El verdadero peligro no es que los políticos usen a Dios; eso siempre ha ocurrido. El problema es que la iglesia lo permita. Cuando los púlpitos se convierten en plataformas de campaña, la voz profética se extingue. La iglesia deja de denunciar el pecado para justificarlo, si viene del “bando correcto”. Como advertía Sproul, la iglesia está llamada a ser conciencia del Estado, no su cómplice. Cuando olvida esa vocación, pierde su credibilidad ante el mundo y traiciona el evangelio que dice representar. Jesús dijo: “Vosotros sois la sal de la tierra... Vosotros sois la luz del mundo” (Mateo 5:13-14). No dijo: “Vosotros sois la propaganda del gobierno”.


¿Cristo o César?


Imaginemos por un momento que Jesús viniera a votar en una elección moderna. Todos los partidos le ofrecerían razones “bíblicas” para que los apoye: unos por su defensa de los pobres, otros por su protección a la familia, otros por su lucha contra el sistema. Pero Cristo, fiel a su palabra, probablemente no votaría por ninguno. O al menos, no sin antes volcar las mesas del templo donde se comercia con el nombre de su Padre. “Mi Reino no es de este mundo” (Juan 18:36), y sin embargo, seguimos intentando coronarlo como jefe de campaña.


En una escena similar, cuando le mostraron una moneda y le preguntaron si era lícito pagar tributo al César, Jesús respondió: “Dad al César lo que es del César, y a Dios lo que es de Dios” (Mateo 22:21), dejando clara la distinción entre lo terrenal y lo eterno.


Cuando se mezcla la fe con la política sin discernimiento, no se espiritualiza la política, se politiza la fe. El resultado es un pueblo confundido, una iglesia fragmentada y una verdad distorsionada. No se trata de callar la voz de los creyentes, sino de recuperar una fe que no se arrodille ante el poder. Dios no pertenece a ningún partido, ni responde a campañas electorales. Él es Señor de todos, no siervo de nadie. Y la iglesia, si quiere ser fiel, debe recordar que su lealtad no es al Estado ni a un candidato, sino a un Reino que no pasa (Hebreos 12:28).

 










Nota del Autor

Este artículo no busca desacreditar a personas creyentes comprometidas con su nación ni rechazar la participación ciudadana desde la fe. Su propósito es cuestionar críticamente el uso indebido del nombre de Dios en campañas políticas, y advertir sobre los riesgos de convertir la religión en una herramienta de propaganda ideológica.

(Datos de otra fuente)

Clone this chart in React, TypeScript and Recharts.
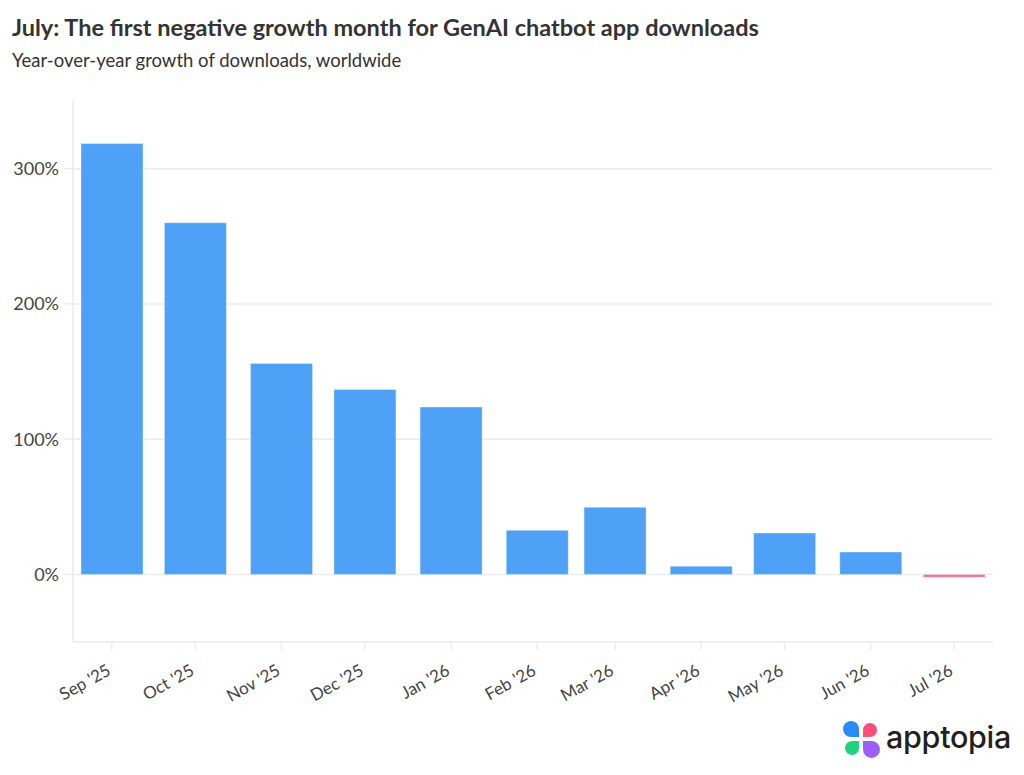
import React from 'react';
import { BarChart, Bar, Cell, XAxis, YAxis, CartesianGrid } from 'recharts';

// Months (first day of each month) and their labels
const MONTHS = [
  '2025-09', '2025-10', '2025-11', '2025-12', '2026-01', '2026-02',
  '2026-03', '2026-04', '2026-05', '2026-06', '2026-07',
];
const MONTH_LABELS = [
  "Sep '25", "Oct '25", "Nov '25", "Dec '25", "Jan '26", "Feb '26",
  "Mar '26", "Apr '26", "May '26", "Jun '26", "Jul '26",
];
// Year-over-year growth of downloads, %
const YOY_GROWTH = [318.5, 260, 156, 136.7, 123.7, 32.6, 49.6, 6, 30.6, 16.5, -2.2];

const Y_TICKS = [0, 100, 200, 300];

const DAY = 86400000;
const toTime = (m: string) => {
  const [y, mo] = m.split('-').map(Number);
  return Date.UTC(y, mo - 1, 1);
};

const data = MONTHS.map((m, i) => ({
  time: toTime(m),
  label: MONTH_LABELS[i],
  growth: YOY_GROWTH[i],
}));

const X_TICKS = data.map((d) => d.time);
const labelByTime = new Map(data.map((d) => [d.time, d.label]));
const X_DOMAIN = [X_TICKS[0] - 14 * DAY, X_TICKS[0] + 317 * DAY];

const FONT = 'Lato, "Noto Sans", sans-serif';
const GRID = '#ebebeb';
const BLUE = '#4ea1f6';
const PINK = '#f0709a';

// rotated month label, end-anchored just under its tick
const MonthTick = (props: any) => {
  const { x, y, payload } = props;
  return (
    <g transform={`translate(${x},${y + 22}) rotate(-29)`}>
      <text x={0} y={0} textAnchor="end" fill="#444" fontSize={17} fontFamily={FONT}>
        {labelByTime.get(payload.value)}
      </text>
    </g>
  );
};

const Logo = () => (
  <div style={{ position: 'absolute', left: 843, top: 721, display: 'flex', alignItems: 'center' }}>
    <svg width={38} height={38} viewBox="0 0 38 38">
      <path d="M8 0 A8 8 0 0 1 16 8 V16 H8 A8 8 0 0 1 8 0 Z" fill="#2b8bf6" />
      <path d="M27 2 A7 7 0 0 1 27 16 H20 V9 A7 7 0 0 1 27 2 Z" fill="#ff4d7d" />
      <path d="M2 27 A7 7 0 0 1 9 20 H16 V27 A7 7 0 0 1 2 27 Z" fill="#1fd37b" />
      <path d="M20 20 H28 A8.5 8.5 0 1 1 20 28.5 Z" fill="#9d5ef7" />
    </svg>
    <span
      style={{
        marginLeft: 5,
        marginTop: -7,
        fontFamily: 'Inter, sans-serif',
        fontWeight: 500,
        fontSize: 30.5,
        letterSpacing: -0.3,
        color: '#231f20',
      }}
    >
      apptopia
    </span>
  </div>
);

export default function App() {
  return (
    <div
      style={{
        position: 'absolute',
        left: 0,
        top: 0,
        width: 1024,
        height: 775,
        background: '#fff',
        fontFamily: FONT,
      }}
    >
      <div style={{ position: 'absolute', left: 12, top: 13, fontSize: 23.5, fontWeight: 700, color: '#333' }}>
        July: The first negative growth month for GenAI chatbot app downloads
      </div>
      <div style={{ position: 'absolute', left: 12, top: 49, fontSize: 18.5, color: '#333' }}>
        Year-over-year growth of downloads, worldwide
      </div>
      <div style={{ position: 'absolute', left: 0, top: 0 }}>
        <BarChart
          width={1024}
          height={715}
          data={data}
          margin={{ top: 101, right: 31, bottom: 15, left: 0 }}
        >
          <CartesianGrid vertical={false} stroke={GRID} strokeWidth={1.5} syncWithTicks />
          <XAxis
            dataKey="time"
            type="number"
            scale="linear"
            domain={X_DOMAIN}
            ticks={X_TICKS}
            allowDataOverflow
            height={58}
            stroke={GRID}
            axisLine={{ stroke: GRID, strokeWidth: 1.5 }}
            tickLine={{ stroke: GRID, strokeWidth: 1.5 }}
            tickSize={8}
            tickMargin={2}
            tick={<MonthTick />}
            interval={0}
          />
          <YAxis
            type="number"
            domain={[-50, 350]}
            ticks={Y_TICKS}
            width={73}
            axisLine={{ stroke: GRID, strokeWidth: 1.5 }}
            tickLine={{ stroke: GRID, strokeWidth: 1.5 }}
            tickSize={8}
            tickMargin={6}
            tickFormatter={(v) => `${v}%`}
            tick={{ fill: '#444', fontSize: 18, fontFamily: FONT }}
          />
          <Bar dataKey="growth" barSize={62} stroke="rgba(255,255,255,0.35)" isAnimationActive={false}>
            {data.map((d, i) => (
              <Cell key={`cell-${i}`} fill={d.growth < 0 ? PINK : BLUE} />
            ))}
          </Bar>
        </BarChart>
      </div>
      <Logo />
    </div>
  );
}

En La Llave de la Ciencia, defendemos una fe lúcida, profética y centrada en el carácter de Dios revelado en las Escrituras, no en los intereses de los partidos. Creemos que el cristianismo no debe ser rehén de ninguna ideología, sino sal y luz en medio de toda estructura de poder. Invitamos al lector a pensar con valentía, a discernir con sabiduría, y a no confundir el Reino de Dios con las promesas de los reinos de este mundo.